THAILAND SET

Thailand SET Bulls Continue Pushing the Envelope as Crude Oil and Thai Baht Surge, Risk/Reward to the Downside

Witawat (Ed) Wijaranakula, Ph.D.
Fri Mar 11, 2016

Related Ticker: iShares MSCI Thailand Capped ETF [NYSEARCA:THD]

The SET gained another 1.01% for the week, to close at 1393.41 on Friday. The USD/THB exchange rate was quoted at 35.04 baht per dollar on Friday, down 2.75% since the beginning of the year, while the CNY/THB has declined 3.12% year-to-date, to close at 5.3935 baht per yuan. The Thailand 10-year bonds were yielding at 1.97% at the close on Friday, down 21.83% year-to-date. 

The yield spread between the Thailand 10-year bond and the benchmark U.S. 10-year Treasury Note, yielding at 1.98% on Friday, is –0.01 percentage points, meaning investors are willing not to be paid a premium to hold a Thailand 10-year bond over a U.S. 10-year Treasury Note, which is typically perceived as safer. 

FX currency traders could be piling onto the Thai baht, as they are anticipating further appreciation against the U.S. dollar, ahead of the March 15-16 FOMC meeting. 

The strong baht could be supported by comments from Bank of Thailand (BoT) Governor Veerathai Santiprabhob, who told reporters on Tuesday that fiscal policy is a more effective tool than monetary policy, hinting to not expect a rate cut from the BoT anytime soon.
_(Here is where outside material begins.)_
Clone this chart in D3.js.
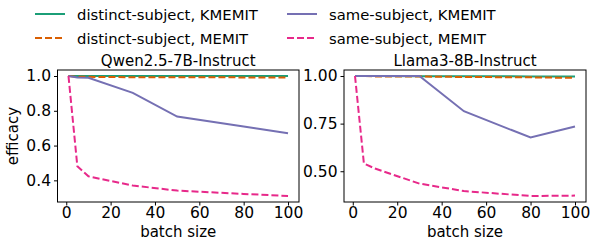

The BoT also said that the bank plans to lower its 2016 economic growth forecast again, from the 3.5% stated in December, due to increased downside risks, according to Bangkok Post. 

In December, the BoT cut its 2016 economic growth estimate to 3.5% from 3.7% as the bank saw no growth in exports. The central bank will review its economic forecasts at the monetary meeting on March 23 and will release the results by March 31. The strong baht could spell trouble for Thai exports, since January exports to China, Thailand's second-biggest market after the U.S., dropped by 6.1% year-on-year in January, according to Bangkok Post. Shipments to Europe fell by 2.4%, while the U.S. and Japan saw bigger drops of 8.5% and 10.1%, respectively.

The European Central Bank (ECB) announced on Thursday, at the Governing Council meeting in Frankfurt, that the central bank raised monthly asset buys to 80 billion euros, from 60 billion euros, and cut its main refinancing rate to zero from 0.05%. It also cut its deposit rate by 10 basis points to -0.4%, and trimmed the marginal lending rate, used by banks to borrow from the ECB overnight, to 0.25% from 0.3%. The above-expectations QE came with a negative spin though, as ECB President Mario Draghi said after the ECB monetary policy meeting that the central bank doesn't anticipate that it will be necessary to reduce rates further.

On Monday, the General Administration of Customs of China said China's exports fell 25.4% year-on-year in February, while imports declined 13.8%. According to Reuters, the sharp decline in exports in February was the steepest since May 2009, mainly due to weak global demand and a business shutdown during the Lunar New Year holiday. Analysts had expected a 12.5% drop in February exports, and a 10.0% decline in imports. 

The WTI crude oil price surged 1.24% on Friday, another 5.95% for the week, after the Paris-based International Energy Agency (IEA) said that oil prices might have bottomed as production declines in the U.S. and other non-OPEC producers accelerate and an increase in Iranian supply has been less than dramatic. Jeffrey Currie, Goldman Sachs' head of commodities research, issued a report on Tuesday saying that the recent rally in commodities is just a "mirage".

Lower demand for crude oil during the next few years prompted the U.S. Energy Information Administration (EIA) on Tuesday to trim 2016 U.S. oil demand growth by 80,000 barrels per day, or bpd, from 110,000 bpd, and cut its 2016 worldwide demand growth forecast by 90,000 bpd to 1.15 million bpd. The EIA now expects WTI crude oil prices to average $34.04 a barrel in 2016, and $40.09 a barrel in 2017.

From our technical viewpoint, the SET managed to close above the 200-day moving average, but pulled back slightly from overbought territory. The RSI registered at 77.44 on Monday, the highest level in 20 months. If market momentum and the Thai Baht remain strong, the SET could be in overbought territory for a while and we may possibly see a full retracement at 1,431.85. Money is pouring in from overseas, as the foreign investor’s net buys are 15.7 billion baht since the beginning of March, according to the SET’s data. The next support levels are 1,375.99 and 1,358, if the ascending wedge chart pattern breaks down.